Dear Readers,

This week I thought I’d share some thoughts on a technique that truly changed my life and helped me become a better person. This post is inspired by a movie I watched recently called “Wonder.” In the film, Owen Wilson and Julia Robert’s play the loving parents of two children; Olivia, who enters Grade ten, and Auggie, who begins Grade five.

They are a totally average family, except Auggie has had multiple face surgeries that have left him permanently disfigured. On the first day of school, hardly anyone talks to Auggie, and all the students refuse to stand near him. It doesn’t matter what Auggie’s facial expressions are, and for the first few weeks it doesn’t matter what he says or does, because he is different and that’s all the other kids see. Auggie literally cannot blend in, and stands out in what feels like the worst way.

At first, it looks like Auggie has it worse than anyone around him, and in a way, he does. As the film progresses, though, we switch point of view to all the other characters and people in Auggie’s life. We see their struggles, their triumphs, the battles they fight privately. Auggie’s issues may be more obvious, but everyone in his life is struggling with something

The truth is, you can never know what someone else is going through. For Auggie to understand the struggles of the people around him, he had to stop thinking about his own. He had to listen to other people to truly understand what they were going through. 



Listening (v.) take notice and act on what someone says; respond. 

It took me a long time to learn that listening is not waiting for the other person to finish speaking so that you can speak. Listening is not interjecting. Listening is not mindless, it’s active. 

Nod, and engage to show the person speaking that you care. Are you mirroring them? Are you tilting your head, and“mhmm-ing” when they pause? Not in an absent way, like when you murmur on the phone with your parents while scrolling through Instagram. Can you making eye contact with them?

I used to be a terrible listener. I’m good at starting conversations with just about anyone, but I had no idea I was a terrible participant in those conversations. I was always too distracted with other thoughts to be present and pay attention. I’m a bit absent-minded as it is, but I’ve learned that’s no excuse for being a poor listener. In the past few years, I’ve worked consciously to correct this behaviour and make listening a habit. 



I think listening is the key to form deep connections with people. If you don’t listen to what someone says, and if you’re not engaged with them, how can you truly connect to them?

I see tons of posts and articles about people who are lonely in the digital age. It’s hard to form deep and meaningful connections when everyone’s glued to their phone screens. Take advantage of those in-between moments when there’s an actual human in front of you who wants to talk. You don’t have to be a super outgoing person to do this. More often than not, just showing them you care about what they have to say does more for a relationship than mere words can express. 
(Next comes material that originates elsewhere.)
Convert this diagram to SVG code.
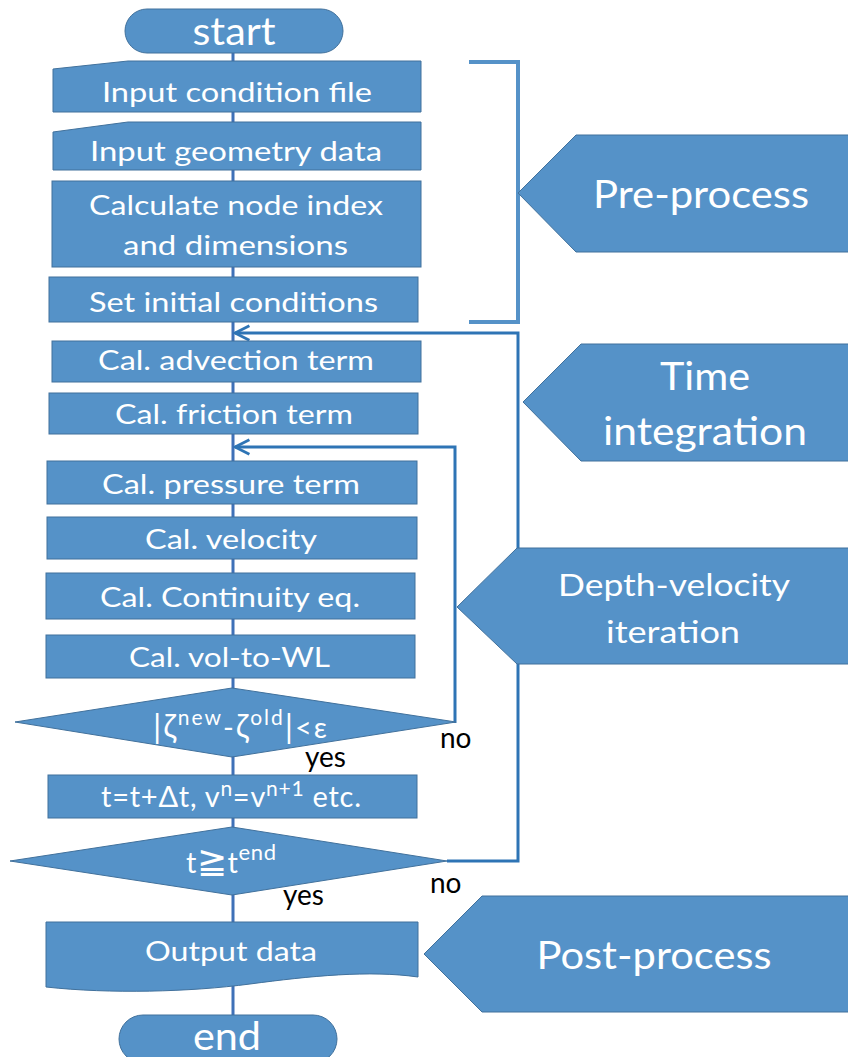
<svg xmlns="http://www.w3.org/2000/svg" width="848" height="1057" viewBox="0 0 848 1057">
<defs>
<style>
.n{fill:#5592C8;stroke:#41719C;stroke-width:1}
.t{fill:#fff;font-family:Lato,"Open Sans",sans-serif;font-size:26px;text-anchor:middle}
.m{fill:#fff;font-family:Lato,"Open Sans",sans-serif;font-size:29px;text-anchor:middle}
.big{fill:#fff;font-family:Lato,"Open Sans",sans-serif;font-size:39px;text-anchor:middle}
.mid{fill:#fff;font-family:Lato,"Open Sans",sans-serif;font-size:31px;text-anchor:middle}
.lbl{fill:#000;font-family:Lato,"Open Sans",sans-serif;font-size:28px}
.main{fill:none;stroke:#3F71B8;stroke-width:3}
.loop{fill:none;stroke:#2E74B5;stroke-width:3}
.br{fill:none;stroke:#5592C8;stroke-width:4}
</style>
<marker id="ah" viewBox="0 0 10 10" refX="9" refY="5" markerUnits="userSpaceOnUse" markerWidth="18" markerHeight="18" orient="auto">
<path d="M1,1 L9,5 L1,9" fill="none" stroke="#2E74B5" stroke-width="1.6"/>
</marker>
</defs>
<g id="connectors">
<line class="main" x1="233" y1="50" x2="233" y2="1020"/>
<path class="loop" d="M447,861 H518 V333 H235" marker-end="url(#ah)"/>
<path class="loop" d="M455,723 V447 H235" marker-end="url(#ah)"/>
<path class="br" d="M469,62 H518 V322 H469"/>
</g>
<g id="start"><rect class="n" x="125" y="9" width="218" height="44" rx="22"/><text class="big" x="234" y="45" textLength="83" lengthAdjust="spacingAndGlyphs">start</text></g>
<g id="input-condition"><path class="n" d="M53,69 L128,61 H421 V112 H53 Z"/><text class="t" x="237" y="102" textLength="270" lengthAdjust="spacingAndGlyphs">Input condition file</text></g>
<g id="input-geometry"><path class="n" d="M53,132 L128,122 H421 V170 H53 Z"/><text class="t" x="236" y="161" textLength="292" lengthAdjust="spacingAndGlyphs">Input geometry data</text></g>
<g id="calc-node"><rect class="n" x="52" y="181" width="369" height="86"/><text class="t" x="236" y="215" textLength="294" lengthAdjust="spacingAndGlyphs">Calculate node index</text><text class="t" x="235.5" y="255" textLength="225" lengthAdjust="spacingAndGlyphs">and dimensions</text></g>
<g id="set-initial"><rect class="n" x="49" y="277" width="369" height="45"/><text class="t" x="233.5" y="312" textLength="289" lengthAdjust="spacingAndGlyphs">Set initial conditions</text></g>
<g id="advection"><rect class="n" x="52" y="341" width="369" height="41"/><text class="t" x="236" y="370" textLength="276" lengthAdjust="spacingAndGlyphs">Cal. advection term</text></g>
<g id="friction"><rect class="n" x="49" y="393" width="369" height="41"/><text class="t" x="234" y="424" textLength="238" lengthAdjust="spacingAndGlyphs">Cal. friction term</text></g>
<g id="pressure"><rect class="n" x="47" y="461" width="370" height="43"/><text class="t" x="231" y="494" textLength="258" lengthAdjust="spacingAndGlyphs">Cal. pressure term</text></g>
<g id="velocity"><rect class="n" x="47" y="517" width="370" height="42"/><text class="t" x="231" y="549" textLength="172" lengthAdjust="spacingAndGlyphs">Cal. velocity</text></g>
<g id="continuity"><rect class="n" x="46" y="573" width="369" height="46"/><text class="t" x="230" y="607" textLength="260" lengthAdjust="spacingAndGlyphs">Cal. Continuity eq.</text></g>
<g id="vol-to-wl"><rect class="n" x="46" y="635" width="369" height="43"/><text class="t" x="229.5" y="667" textLength="201" lengthAdjust="spacingAndGlyphs">Cal. vol-to-WL</text></g>
<g id="check-zeta"><path class="n" d="M15,722 L232,688 L456,722 L232,757 Z"/><text class="m" x="240" y="738" textLength="174"><tspan font-size="33">|</tspan><tspan font-size="32">ζ</tspan><tspan dy="-13" font-size="21">new</tspan><tspan dy="13">-</tspan><tspan font-size="32">ζ</tspan><tspan dy="-13" font-size="21">old</tspan><tspan dy="13" font-size="33">|</tspan>&lt;ε</text></g>
<g id="advance"><rect class="n" x="48" y="775" width="369" height="43"/><text class="m" x="231" y="807" textLength="260">t=t+Δt, v<tspan dy="-11" font-size="21">n</tspan><tspan dy="11">=v</tspan><tspan dy="-11" font-size="21">n+1</tspan><tspan dy="11"> etc.</tspan></text></g>
<g id="check-end"><path class="n" d="M10,861 L232,827 L447,861 L232,895 Z"/><text class="m" x="231" y="873" font-size="31" textLength="90">t<tspan font-size="36">≧</tspan>t<tspan dy="-13" font-size="22">end</tspan></text></g>
<g id="output"><path class="n" d="M46,922 H418 V977 C370,970 310,976 250,984 S110,994 46,987 Z"/><text class="t" x="231" y="961" textLength="172" lengthAdjust="spacingAndGlyphs">Output data</text></g>
<g id="end"><rect class="n" x="119" y="1015" width="218" height="48" rx="24"/><text class="big" x="227" y="1050" textLength="68" lengthAdjust="spacingAndGlyphs">end</text></g>
<g id="labels">
<text class="lbl" x="440" y="748">no</text>
<text class="lbl" x="305" y="767">yes</text>
<text class="lbl" x="430" y="893">no</text>
<text class="lbl" x="283" y="905">yes</text>
</g>
<g id="pre-process"><path class="n" d="M518,193 L576,135 H850 V252 H576 Z"/><text class="big" x="701" y="208" textLength="216" lengthAdjust="spacingAndGlyphs">Pre-process</text></g>
<g id="time-integration"><path class="n" d="M523,402 L581,344 H850 V461 H581 Z"/><text class="big" x="705" y="390" textLength="90" lengthAdjust="spacingAndGlyphs">Time</text><text class="big" x="705" y="445" textLength="204" lengthAdjust="spacingAndGlyphs">integration</text></g>
<g id="depth-velocity"><path class="n" d="M457,607 L517,548 H850 V664 H517 Z"/><text class="mid" x="674" y="596" textLength="232" lengthAdjust="spacingAndGlyphs">Depth-velocity</text><text class="mid" x="673" y="643" textLength="134" lengthAdjust="spacingAndGlyphs">iteration</text></g>
<g id="post-process"><path class="n" d="M424,954 L482,896 H850 V1012 H482 Z"/><text class="big" x="654" y="969" textLength="235" lengthAdjust="spacingAndGlyphs">Post-process</text></g>
</svg>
Like Auggie, I used to think my problem’s were worse than anyone else’s around me. Sure, I have my own battles, but I’ve learned that everyone else does too. 
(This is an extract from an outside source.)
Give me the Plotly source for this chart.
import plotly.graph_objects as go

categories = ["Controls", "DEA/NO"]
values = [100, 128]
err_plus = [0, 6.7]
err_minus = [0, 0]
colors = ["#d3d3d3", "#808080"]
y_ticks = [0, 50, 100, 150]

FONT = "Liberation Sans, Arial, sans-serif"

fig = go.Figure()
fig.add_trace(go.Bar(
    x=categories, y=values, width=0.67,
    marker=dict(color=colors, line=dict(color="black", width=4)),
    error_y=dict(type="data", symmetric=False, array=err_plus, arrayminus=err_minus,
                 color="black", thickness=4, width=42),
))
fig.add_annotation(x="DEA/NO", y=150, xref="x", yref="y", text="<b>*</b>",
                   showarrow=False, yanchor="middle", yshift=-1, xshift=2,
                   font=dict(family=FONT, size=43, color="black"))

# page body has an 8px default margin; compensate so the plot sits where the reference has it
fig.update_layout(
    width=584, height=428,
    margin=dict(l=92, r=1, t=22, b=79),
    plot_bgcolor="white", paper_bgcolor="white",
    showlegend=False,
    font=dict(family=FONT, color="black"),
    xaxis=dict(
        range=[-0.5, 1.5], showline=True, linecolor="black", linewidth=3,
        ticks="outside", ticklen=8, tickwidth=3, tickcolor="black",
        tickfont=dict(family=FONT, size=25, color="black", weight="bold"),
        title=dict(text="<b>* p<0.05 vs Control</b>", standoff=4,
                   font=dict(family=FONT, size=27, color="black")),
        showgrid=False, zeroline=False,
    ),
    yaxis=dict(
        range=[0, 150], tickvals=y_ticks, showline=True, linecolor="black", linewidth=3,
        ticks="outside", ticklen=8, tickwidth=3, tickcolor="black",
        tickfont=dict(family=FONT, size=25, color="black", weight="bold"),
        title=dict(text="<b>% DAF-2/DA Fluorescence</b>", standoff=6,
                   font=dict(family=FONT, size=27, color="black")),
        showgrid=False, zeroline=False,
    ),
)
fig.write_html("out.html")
I think of Auggie, who had no choice other than to be himself for the world to see. The movie is based on a true story, so if a boy in fifth grade can do it, you’d think all of us “adults” could too. Everyone (and I truly believe this) is just doing the best they can to get by with what they know. No one’s perfect, far from it, but if you listen to other people, you will be amazed what you learn. Listening quiets your own mind, forces you to be present, and it’s making stepping into someone else shoes feel natural. If you’re truly listening to someone, you will want to understand and empathize with where they’re coming from. Listen, and connection will follow

Thanks for reading!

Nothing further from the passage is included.